When you cook professionally, over time you come to accept that some foods are nearly impossible to make in a way that makes everyone happy. Any family or ethnic recipe is a land mine for any cook not raised in that family or culture. Eggs at breakfast are another one. People want the eggs their Mom made, and since you’re not their parent, you’re likely to get it wrong more often than not. It’s not something you can take personally, cranking out meals from the hot line. If you’re lucky, the guest is good at describing what they’re after, the server is conscientious about bringing that information back to the kitchen, and you have a chance to meet and maybe exceed the guest’s expectations. Those are the good days.
Cornbread has a foot in this camp. It’s deeply ingrained in America’s culture and history. Any food that goes back thousands of years is going to have variations and adaptations over time and in different regions. In the south, it’s closer to its ancestor pone or hoe cake, a crisp, originally unleavened pancake or disk of fried cornmeal batter. Sugar? No way. Crisp outside, a little creamy inside, preferably cooked in bacon grease or lard, this version lives on in the mountain hollers of the Carolinas and rural home kitchens.
Further north, and partly as a result of a certain little blue box of mix born in 1930, a sweeter version took hold, cakier yet still a bit crumbly; a bit on the dry side, but all the better to gussy up with butter and honey. This style appeared in such items as Toaster Corn Cakes and in the rows of monster-sized muffins that were all the rage in the 80s.

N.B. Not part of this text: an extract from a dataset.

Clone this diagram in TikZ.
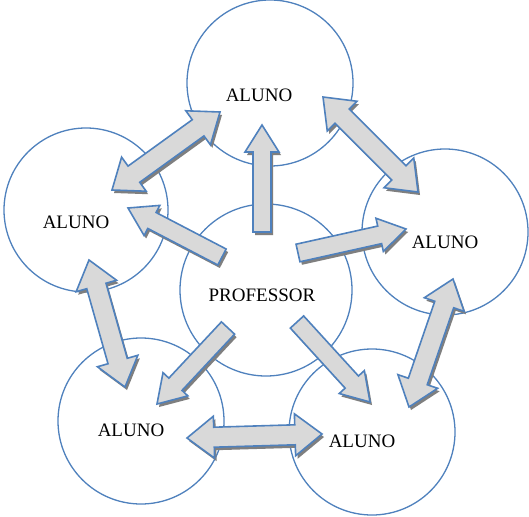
\documentclass[tikz,border=0pt]{standalone}
\usepackage{fontspec}
\setmainfont{Liberation Serif}
\usetikzlibrary{calc}
\definecolor{ringblue}{HTML}{4F81BD}
\definecolor{arrowfill}{HTML}{D9D9D9}
\definecolor{shadowgray}{HTML}{7F7F7F}

% single-headed block arrow from tail #1 to tip #2
\newcommand\singleshape[2]{%
  ($(#1)!9pt!90:(#2)$) --
  ($($(#2)!27pt!(#1)$)!9pt!90:(#2)$) --
  ($($(#2)!27pt!(#1)$)!17pt!90:(#2)$) --
  (#2) --
  ($($(#2)!27pt!(#1)$)!17pt!-90:(#2)$) --
  ($($(#2)!27pt!(#1)$)!9pt!-90:(#2)$) --
  ($(#1)!9pt!-90:(#2)$) -- cycle}
% double-headed block arrow between tips #1 and #2
\newcommand\doubleshape[2]{%
  (#1) --
  ($($(#1)!27pt!(#2)$)!21pt!90:(#2)$) --
  ($($(#1)!27pt!(#2)$)!10pt!90:(#2)$) --
  ($($(#2)!27pt!(#1)$)!10pt!90:(#2)$) --
  ($($(#2)!27pt!(#1)$)!21pt!90:(#2)$) --
  (#2) --
  ($($(#2)!27pt!(#1)$)!21pt!-90:(#2)$) --
  ($($(#2)!27pt!(#1)$)!10pt!-90:(#2)$) --
  ($($(#1)!27pt!(#2)$)!10pt!-90:(#2)$) --
  ($($(#1)!27pt!(#2)$)!21pt!-90:(#2)$) -- cycle}
\newcommand\singlearrow[2]{%
  \fill[shadowgray, transform canvas={shift={(2pt,-3pt)}}] \singleshape{#1}{#2};
  \draw[blockarrow] \singleshape{#1}{#2};}
\newcommand\doublearrow[2]{%
  \fill[shadowgray, transform canvas={shift={(2pt,-3pt)}}] \doubleshape{#1}{#2};
  \draw[blockarrow] \doubleshape{#1}{#2};}

\begin{document}
\begin{tikzpicture}[x=1pt, y=-1pt,
  ring/.style={circle, draw=ringblue, line width=1.3pt, fill=white, inner sep=0pt},
  word/.style={font=\fontsize{19}{22}\selectfont, inner sep=0pt},
  blockarrow/.style={draw=ringblue, fill=arrowfill, line width=1.6pt, line join=miter}]
\useasboundingbox (0,0) rectangle (529,516);

% circles
\node[ring, minimum size=166pt] (top)   at (270,83)  {};
\node[ring, minimum size=164pt] (left)  at (86,210)  {};
\node[ring, minimum size=166pt] (right) at (445,232) {};
\node[ring, minimum size=172pt] (prof)  at (266,290) {};
\node[ring, minimum size=166pt] (bl)    at (141,421) {};
\node[ring, minimum size=166pt] (br)    at (372,432) {};

% labels
\node[word] (ttop)   at (259,95)  {ALUNO};
\node[word] (tleft)  at (76,222)  {ALUNO};
\node[word] (tright) at (445,242) {ALUNO};
\node[word] (tprof)  at (262,295) {PROFESSOR};
\node[word] (tbl)    at (131,430) {ALUNO};
\node[word] (tbr)    at (362,441) {ALUNO};

% arrow ends
\coordinate (a1) at (112,190); \coordinate (b1) at (220,112);
\coordinate (a2) at (323,97);  \coordinate (b2) at (418,192);
\coordinate (a3) at (453,279); \coordinate (b3) at (409,407);
\coordinate (a4) at (187,438); \coordinate (b4) at (322,434);
\coordinate (a5) at (89,260);  \coordinate (b5) at (125,387);
\coordinate (s1) at (262,232); \coordinate (e1) at (262,125);
\coordinate (s2) at (222,257); \coordinate (e2) at (128,208);
\coordinate (s3) at (298,253); \coordinate (e3) at (406,229);
\coordinate (s4) at (228,328); \coordinate (e4) at (157,404);
\coordinate (s5) at (297,322); \coordinate (e5) at (370,402);

% student to student
\doublearrow{a1}{b1}
\doublearrow{a2}{b2}
\doublearrow{a3}{b3}
\doublearrow{a4}{b4}
\doublearrow{a5}{b5}
% teacher to students
\singlearrow{s1}{e1}
\singlearrow{s2}{e2}
\singlearrow{s3}{e3}
\singlearrow{s4}{e4}
\singlearrow{s5}{e5}
\end{tikzpicture}
\end{document}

The cornbread I use is closer to the latter version, but with its feet planted in the intensely corn flavor of the south’s beloved pone. It has a history of its own. It’s based roughly on the formula found in a classic book: Joe Amendola’s Baker’s Manual. Joe was one of the earliest instructors at the Culinary Institute of America. He ran his own bakery for years, and his book is a no-nonsense, immensely useful collection of recipes, troubleshooting, cutting diagrams, formulas and adaptations that he used in his business.
The recipe can be adjusted to your preferences. Use sugar or don’t. The amount given gives a subtle background sweetness that helps bring out the corn’s flavor. You can use all butter or a combination of butter and oil (or all oil). Using oil gives you a moister bread or muffin. You can gussy it up with 1 cup of add-ins, like cheese, hot peppers, corn kernels, bacon, or scallions.
It’s the perfect partner for Gumbo, to sop up every last drop of goodness from your bowl. All in all, cornbread (or muffins) are a welcome friend at just about any meal.
“Gritty” is not usually a positive term when referring to baked goods, but cornbread is by nature a slightly crumbly, toothy experience. In the south, white flour and sugar are anathema to purists, but in a supporting role, they bring out the best in cornbread. White flour is especially helpful to keep everything together if you want to gussy up your cornbread or muffins with corn kernels, cheese, or peppers.
1 1/4 cups (5 1/4 ounces, 149g) King Arthur Unbleached All-Purpose Flour
1 1/2 cups (7 1/4 ounces, 206g) whole grain cornmeal
1/4 cup (1 3/4 ounces, 50g) sugar, optional
2 teaspoons baking powder
1/4 teaspoon baking soda
3/4 teaspoon salt
1 1/4 cups (10 ounces, 280g) milk or buttermilk
1/4 cup (1 3/4 ounces, 50g) corn or vegetable oil
1/4 cup (2 ounces, 53g) unsalted butter, melted and cooled
1 large egg
1 cup combined add-ins of your choice: grated cheese, cornmeal, jalapeno or chili peppers, corn kernels
Preheat the oven to 375°F. Lightly grease a 9” square or round pan, a cast iron skillet, 1 1/2 quart casserole dish, or 12 muffin cups.
In a medium bowl, whisk together the flour, cornmeal, sugar, baking powder, baking soda, and salt. Stir in your choice of add-ins, if using.
In another bowl or large measuring cup, whisk together the milk, vegetable oil, melted butter, and egg. Pour the liquid, all at once, into the flour mixture, stirring quickly and gently until just combined.
Transfer the batter into the prepared pan, or scoop into the muffin tin.
Bake for 20 to 25 minutes, until the edges just begin to pull away from the pan and a paring knife inserted in the center comes out clean. Remove from the oven and cool for 5 minutes before cutting; serve warm.
Good things to know:
If you like crispy cornbread, reach for cast iron if you have it. Preheat the pan in the oven as it heats; when the batter is ready to go, grease the hot pan and immediately add the batter and put it in the oven to bake.
True grit: this recipe can be adjusted to be a little more cakey and less crumbly by cutting the cornmeal amount to 1 ¼ cups and increasing the all-purpose flour to 1 ½ cups.